Friday, May 18, 2007

"Edwards Slow in Shaping Calif. Campaign"

John Edwards says California will play ``a huge role'' in determining the 2008 Democratic presidential nominee, yet he's running a shoestring campaign here compared with his top rivals.
New York Sen. Hillary Rodham Clinton has appointed a campaign manager, political director and field organizer in the nation's largest state, and she has a Los Angeles office devoted to fundraising.

Illinois Sen. Barack Obama is leasing an office for a four-person fundraising team in Los Angeles, and he's hired a national consulting firm from Pasadena.

Even New Mexico Gov. Bill Richardson, who will officially announce his candidacy in Los Angeles on Monday, has a small paid staff in the state.

By contrast, Edwards, the former North Carolina senator and 2004 vice presidential candidate, has no campaign office or paid political staff in the state, though two fundraising firms are on his payroll.

It's still relatively early in the race, but for Edwards the situation suggests a tricky political calculus: win or at least make strong showings in earlier primary and caucus states - notably Iowa, New Hampshire and South Carolina - then use that momentum to create a surge of donations to mount an airwaves campaign in California.

The first presidential caucus state is Iowa, and Edwards has a robust campaign in the state. He finished second there when he was a presidential candidate in 2004 and leads in polls this year.
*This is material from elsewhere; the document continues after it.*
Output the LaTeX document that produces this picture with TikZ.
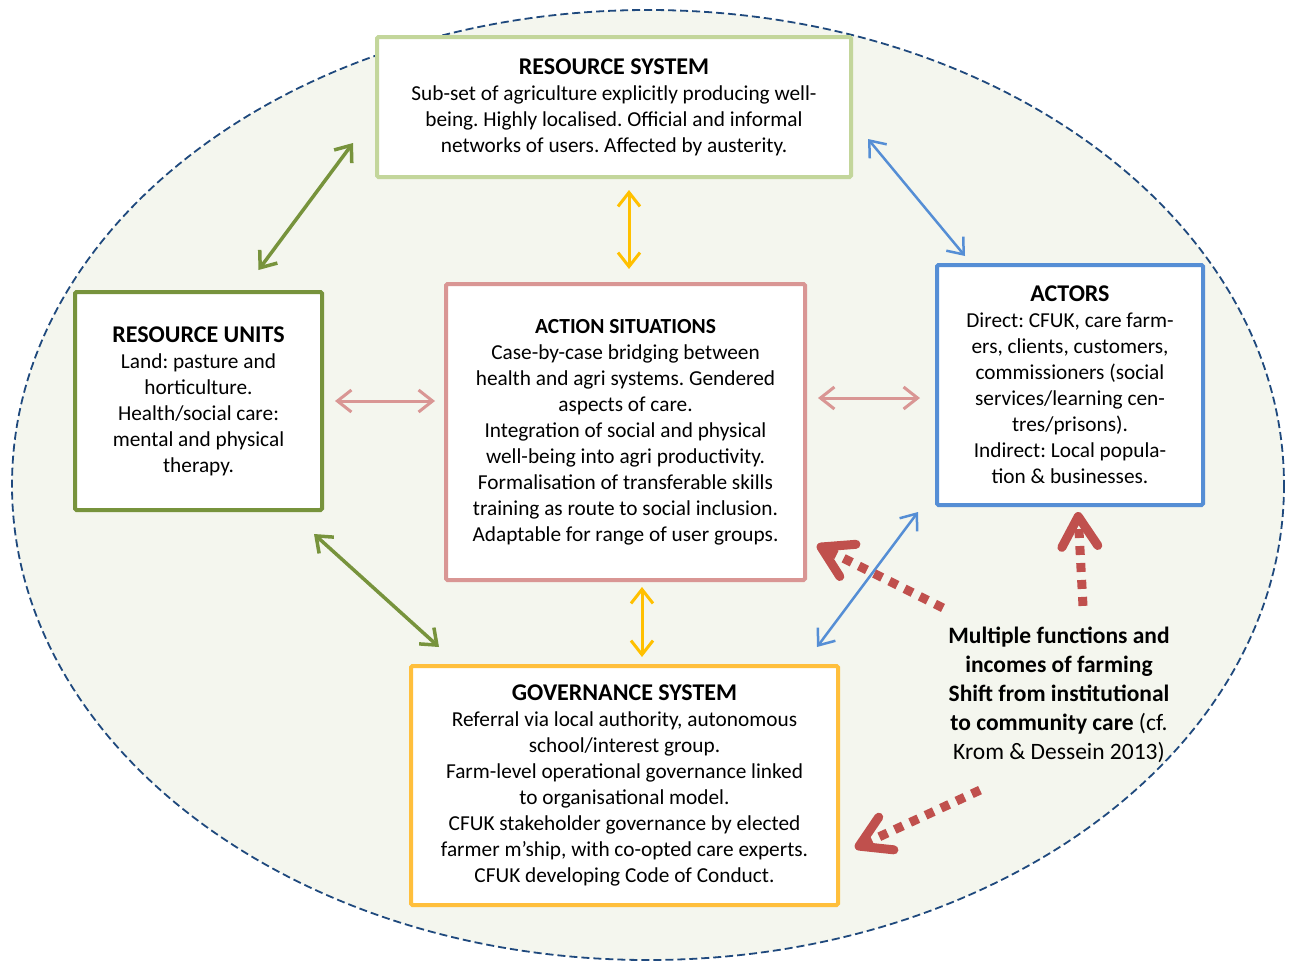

However, Democratic consultant Bill Carrick, who's worked on presidential campaigns for Bill Clinton, Dick Gephardt and Edward Kennedy, said if Edwards stumbles in Iowa ``he won't have a California campaign.''

Carrick said that even while concentrating on the earlier states Edwards must establish a campaign in California if he is to take advantage of early momentum.

Carrick recalled that in 1988 Gephardt, the former Missouri senator, won Iowa and finished second in the New Hampshire primary, but he didn't have the organization in other states to be competitive and fell out of the race.

California assumed new prominence in the presidential election this year when state lawmakers moved up its primary by four months, to Feb. 5. The state, long a font of political dollars, has seen a succession of candidates making trips here.

Edwards' campaign says the candidate's most important investment in California is his time. He has spent all or part of 13 days in the state this year, more than other leading Democrats.